The FST validation studies do not support using FSTs in cases where a defendant has been injured or badly shaken incident to an accident.

Do I Have to Submit to Field Sobriety Tests?

Under Virginia law, a “field sobriety test is not mandatory and is administered only with the consent of the accused.” Hammond v. Commonwealth, 17 Va. App. 565, 568, 439 S.E.2d 877, 878 (1994); Jones v. Commonwealth, 688 S.E.2d 269, 272, 279 Va. 52 (Va., 2010)(stating “there are numerous innocent reasons why a person may refuse to engage in tests that are not required by law, including that a person may be tired, may lack physical dexterity, may have a limited ability to speak the English language, or simply may be reluctant to submit to subjective assessments by a police)(emphasis added).   That is, a person has the right to refuse the tests.

When it appears a person has been coerced by law enforcement to submit to the tests, we have briefed and challenged the FSTs for being improperly coerced under the Fourth Amendment since, in our view, the administration of field sobriety tests can be characterized as searches for incriminating information.  While all judges do not accept that field sobriety are searches within the Fourth Amendment and should be suppressed if compelled, some judges do accept this legal position.  Below is an excerpt from a successful motion to suppress an improperly compelled field sobriety test, which contributed to the client’s acquittal despite an evidentiary breath test that was above the legal limit:

“The Defendant, in this case, was ordered to submit to the horizontal gaze nystagmus (HGN) test, which is not consent.  See U.S. v. Robertson, 736 F.3d 677, 680 (4th Cir. 2013)(reversing trial court’s denial of motion to suppress search where defendant submitted to officer command to submit to pat down search).
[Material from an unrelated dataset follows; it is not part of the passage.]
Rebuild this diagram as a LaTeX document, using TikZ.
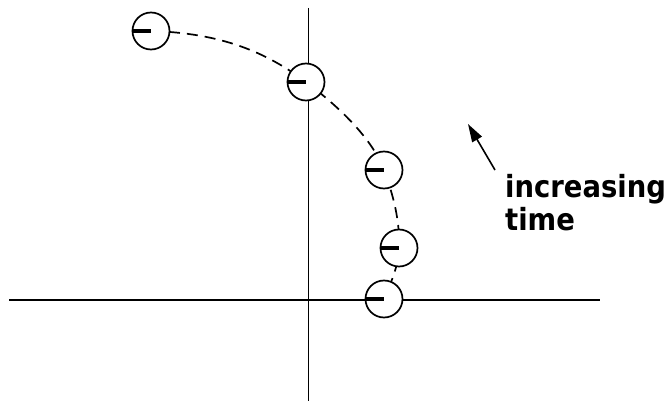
\documentclass[tikz,border=0pt]{standalone}
\usepackage{fontspec}
\setmainfont{DejaVu Sans}
\newfontfamily\labfont{DejaVu Sans Condensed}
\usetikzlibrary{arrows.meta}
\tikzset{
  axis/.style={black, line width=1.1pt},
  vaxis/.style={black, line width=0.8pt},
  pathcurve/.style={black, line width=1.7pt, dash pattern=on 11pt off 7pt},
  ball/.style={circle, draw=black, fill=white, line width=1.7pt, minimum size=37pt, inner sep=0pt},
  bar/.style={black, line width=3.4pt},
  label/.style={font=\labfont\bfseries\fontsize{30.5}{33}\selectfont, inner sep=0pt, anchor=base west},
  timearrow/.style={black, line width=1.6pt, -{Triangle[length=18pt,width=11pt]}}
}
\begin{document}
\begin{tikzpicture}[x=1pt,y=-1pt]
\useasboundingbox (0,0) rectangle (670,401);
% axes
\coordinate (hl) at (9,300);
\coordinate (hr) at (600,300);
\coordinate (vt) at (308,8);
\coordinate (vb) at (308,401);
\draw[axis] (hl) -- (hr);
\draw[vaxis] (vt) -- (vb);
% dashed trajectory
\coordinate (p1) at (151,31);
\coordinate (p2) at (306,82);
\coordinate (p3) at (384,170);
\coordinate (p4) at (399,248);
\coordinate (p5) at (384,299);
\draw[pathcurve] (p1) .. controls (221,33) and (266,52) .. (p2)
  .. controls (338,106) and (372,138) .. (p3)
  .. controls (394,197) and (400,222) .. (p4)
  .. controls (399,265) and (390,285) .. (p5);
% balls with bars
\foreach \n in {1,...,5} {
  \node[ball] (b\n) at (p\n) {};
  \draw[bar] (b\n.west) -- (b\n.center);
}
% arrow and label
\coordinate (at) at (495,170);
\coordinate (ah) at (468,124);
\draw[timearrow] (at) -- (ah);
\node[label] (t1) at (505,197) {increasing};
\node[label] (t2) at (505,230) {time};
\end{tikzpicture}
\end{document}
Since the HGN test is a search by law enforcement for incriminating information and the prosecutor has the burden of showing free and voluntary consent to the search, the results of the test must be suppressed because free and voluntary consent cannot be demonstrated on these facts.
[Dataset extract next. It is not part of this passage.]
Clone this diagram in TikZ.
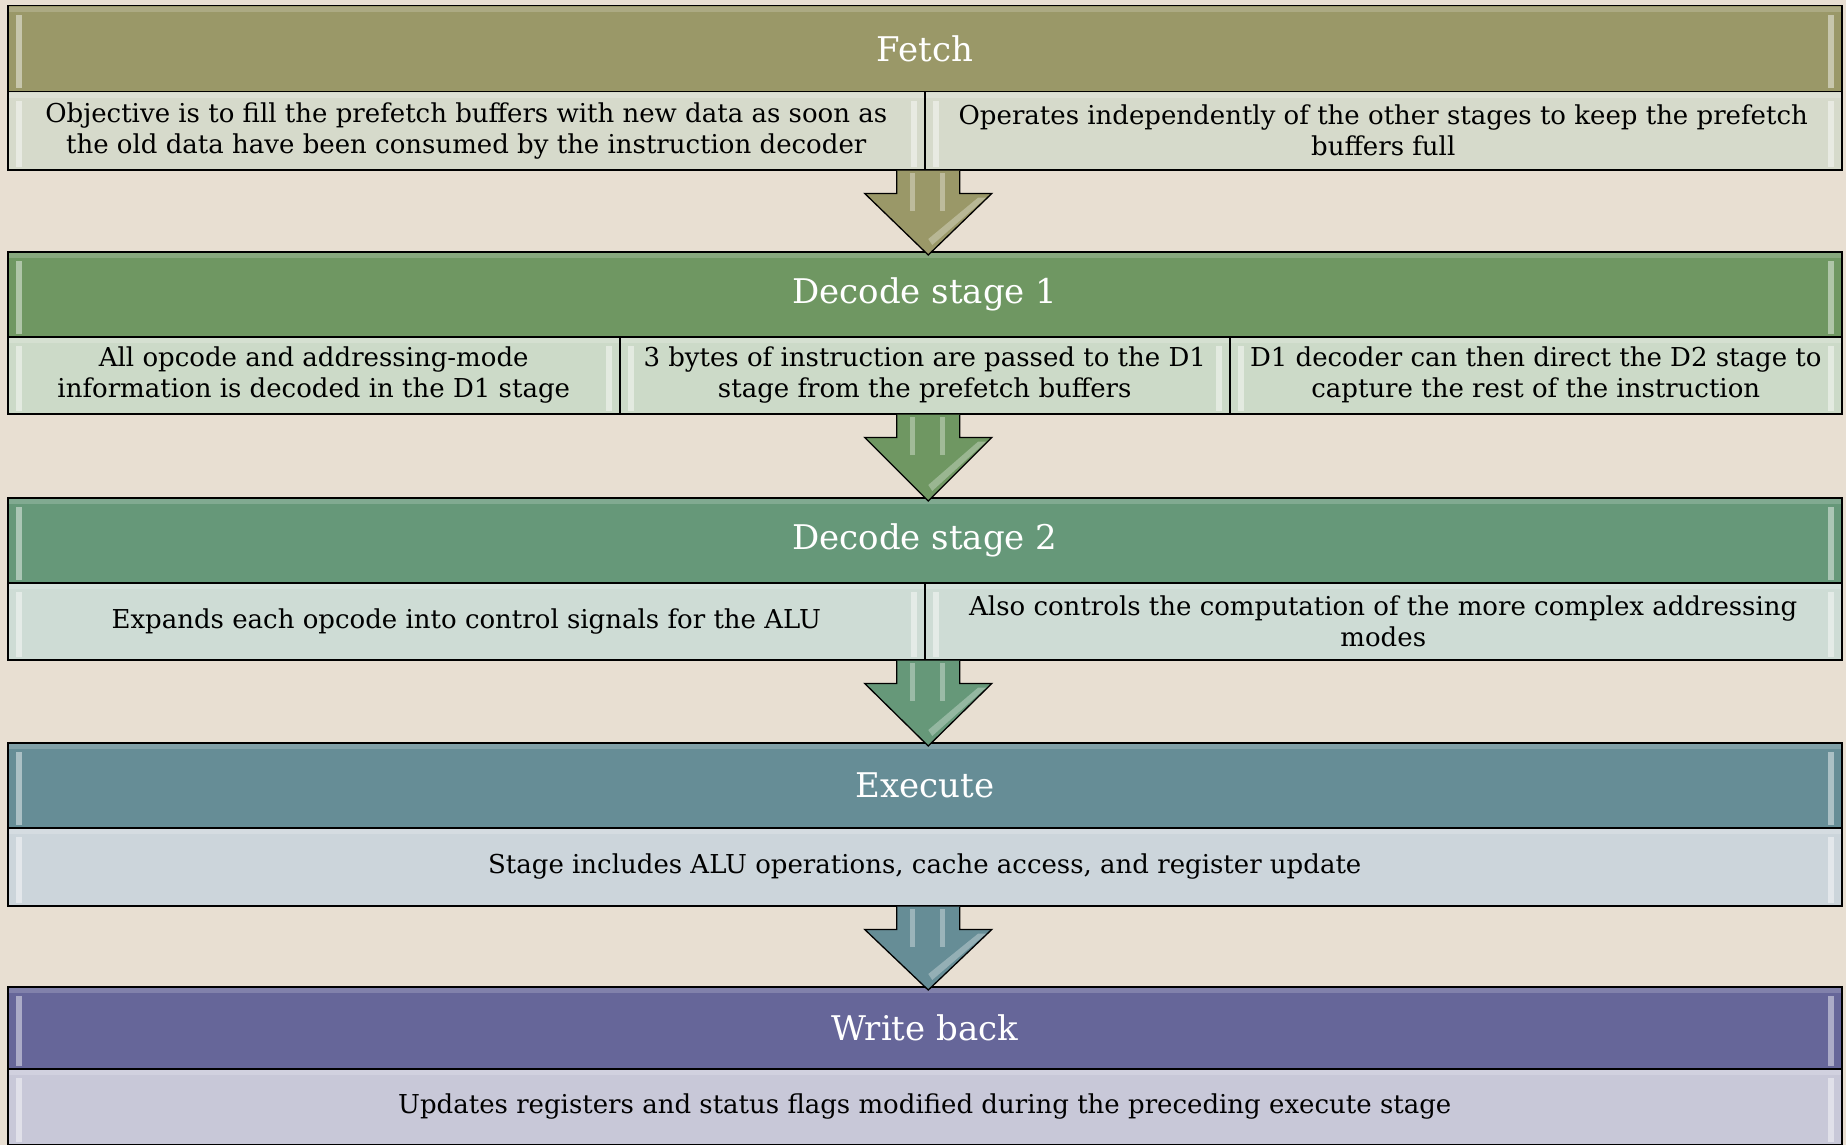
\documentclass[tikz,border=0pt]{standalone}
\usepackage{fontspec}
\setmainfont{DejaVu Serif}
\usetikzlibrary{calc}
\definecolor{bg}{HTML}{E8DFD2}
\definecolor{hF}{HTML}{9A9868}\definecolor{sF}{HTML}{D6DACB}
\definecolor{hA}{HTML}{6F9762}\definecolor{sA}{HTML}{CCDAC8}
\definecolor{hB}{HTML}{669879}\definecolor{sB}{HTML}{CEDCD5}
\definecolor{hE}{HTML}{668D96}\definecolor{sE}{HTML}{CCD5DB}
\definecolor{hW}{HTML}{666699}\definecolor{sW}{HTML}{C8C8D8}
\newcommand{\glossbox}[1]{%
  \fill[white,opacity=0.45] ($(#1.north west)+(9,10)$) rectangle ($(#1.south west)+(15,-4)$);
  \fill[white,opacity=0.45] ($(#1.north east)+(-15,10)$) rectangle ($(#1.south east)+(-9,-4)$);
  \fill[white,opacity=0.18] ($(#1.north west)+(2,2)$) rectangle ($(#1.north east)+(-2,7)$);
}
\newcommand{\stagearrow}[3]{% #1 from node, #2 to node, #3 colour
  \coordinate (ta) at ($(#2.north)+(3.5,0)$);
  \coordinate (sa) at (ta |- #1.south);
  \draw[black,line width=1.3pt,fill=#3,line join=miter]
    ($(sa)+(-31.5,0)$) -- ($(sa)+(-31.5,23)$) -- ($(sa)+(-63.5,23)$) -- ($(ta)+(0,4)$)
    -- ($(sa)+(63.5,23)$) -- ($(sa)+(31.5,23)$) -- ($(sa)+(31.5,0)$);
  \fill[white,opacity=0.35] ($(sa)+(-18,2)$) rectangle ($(sa)+(-13,40)$);
  \fill[white,opacity=0.35] ($(sa)+(12,2)$) rectangle ($(sa)+(17,40)$);
  \fill[white,opacity=0.3] ($(sa)+(50,27)$) -- ($(sa)+(58,27)$) -- ($(ta)+(4,-6)$) -- ($(ta)+(0,-12)$) -- cycle;
}
\begin{document}
\begin{tikzpicture}[x=1pt,y=-1pt,
  hdr/.style={draw=black,line width=1.5pt,anchor=north west,inner sep=0pt,
    minimum width=1834pt,font=\fontsize{34}{40}\selectfont,text=white},
  cell/.style={draw=black,line width=1.5pt,anchor=north west,inner sep=0pt,
    align=center,font=\fontsize{26}{31}\selectfont,text=black}]
\fill[bg] (0,0) rectangle (1846,1145);
\useasboundingbox (0,0) rectangle (1846,1145);
% Fetch
\node[hdr,fill=hF,minimum height=86pt] (hF) at (7,5) {Fetch};
\node[cell,fill=sF,minimum width=917pt,minimum height=78pt] (f1) at (7,91)
  {Objective is to fill the prefetch buffers with new data as soon as\\the old data have been consumed by the instruction decoder};
\node[cell,fill=sF,minimum width=917pt,minimum height=78pt] (f2) at (924,91)
  {Operates independently of the other stages to keep the prefetch\\buffers full};
% Decode 1
\node[hdr,fill=hA,minimum height=85pt] (hA) at (7,251) {Decode stage 1};
\node[cell,fill=sA,minimum width=612pt,minimum height=77pt] (a1) at (7,336)
  {All opcode and addressing-mode\\information is decoded in the D1 stage};
\node[cell,fill=sA,minimum width=610pt,minimum height=77pt] (a2) at (619,336)
  {3 bytes of instruction are passed to the D1\\stage from the prefetch buffers};
\node[cell,fill=sA,minimum width=612pt,minimum height=77pt] (a3) at (1229,336)
  {D1 decoder can then direct the D2 stage to\\capture the rest of the instruction};
% Decode 2
\node[hdr,fill=hB,minimum height=85pt] (hB) at (7,497) {Decode stage 2};
\node[cell,fill=sB,minimum width=917pt,minimum height=77pt] (b1) at (7,582)
  {Expands each opcode into control signals for the ALU};
\node[cell,fill=sB,minimum width=917pt,minimum height=77pt] (b2) at (924,582)
  {Also controls the computation of the more complex addressing\\modes};
% Execute
\node[hdr,fill=hE,minimum height=85pt] (hE) at (7,742) {Execute};
\node[cell,fill=sE,minimum width=1834pt,minimum height=78pt] (e1) at (7,827)
  {Stage includes ALU operations, cache access, and register update};
% Write back
\node[hdr,fill=hW,minimum height=82pt] (hW) at (7,986) {Write back};
\node[cell,fill=sW,minimum width=1834pt,minimum height=76pt] (w1) at (7,1068)
  {Updates registers and status flags modified during the preceding execute stage};
% gloss
\foreach \n in {hF,f1,f2,hA,a1,a2,a3,hB,b1,b2,hE,e1,hW,w1}{\glossbox{\n}}
% arrows
\stagearrow{f1}{hA}{hF}
\stagearrow{a2}{hB}{hA}
\stagearrow{b1}{hE}{hB}
\stagearrow{e1}{hW}{hE}
\end{tikzpicture}
\end{document}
Bumper v. North Carolina, 391 U.S. 543, 548-49 (1968)(“When a prosecutor seeks to rely upon consent to justify the lawfulness of a search, he has the burden of proving that the consent was, in fact, freely and voluntarily given. This burden cannot be discharged by showing no more than acquiescence to a claim of lawful authority.”).

Improperly Instructed Tests

Other challenges that we mount to field sobriety tests include whether they were properly instructed–frequently, video from a DUI/DWI stop shows an officer’s FST instructions differ from the standardized format.

It should never be assumed that an officer has properly instructed a DWI suspect on how to perform a field sobriety test.  While there is no appellate authority in Virginia excluding inaccurately instructed field sobriety tests, courts outside Virginia have excluded field sobriety tests not strictly administered in compliance with NHTSA standards.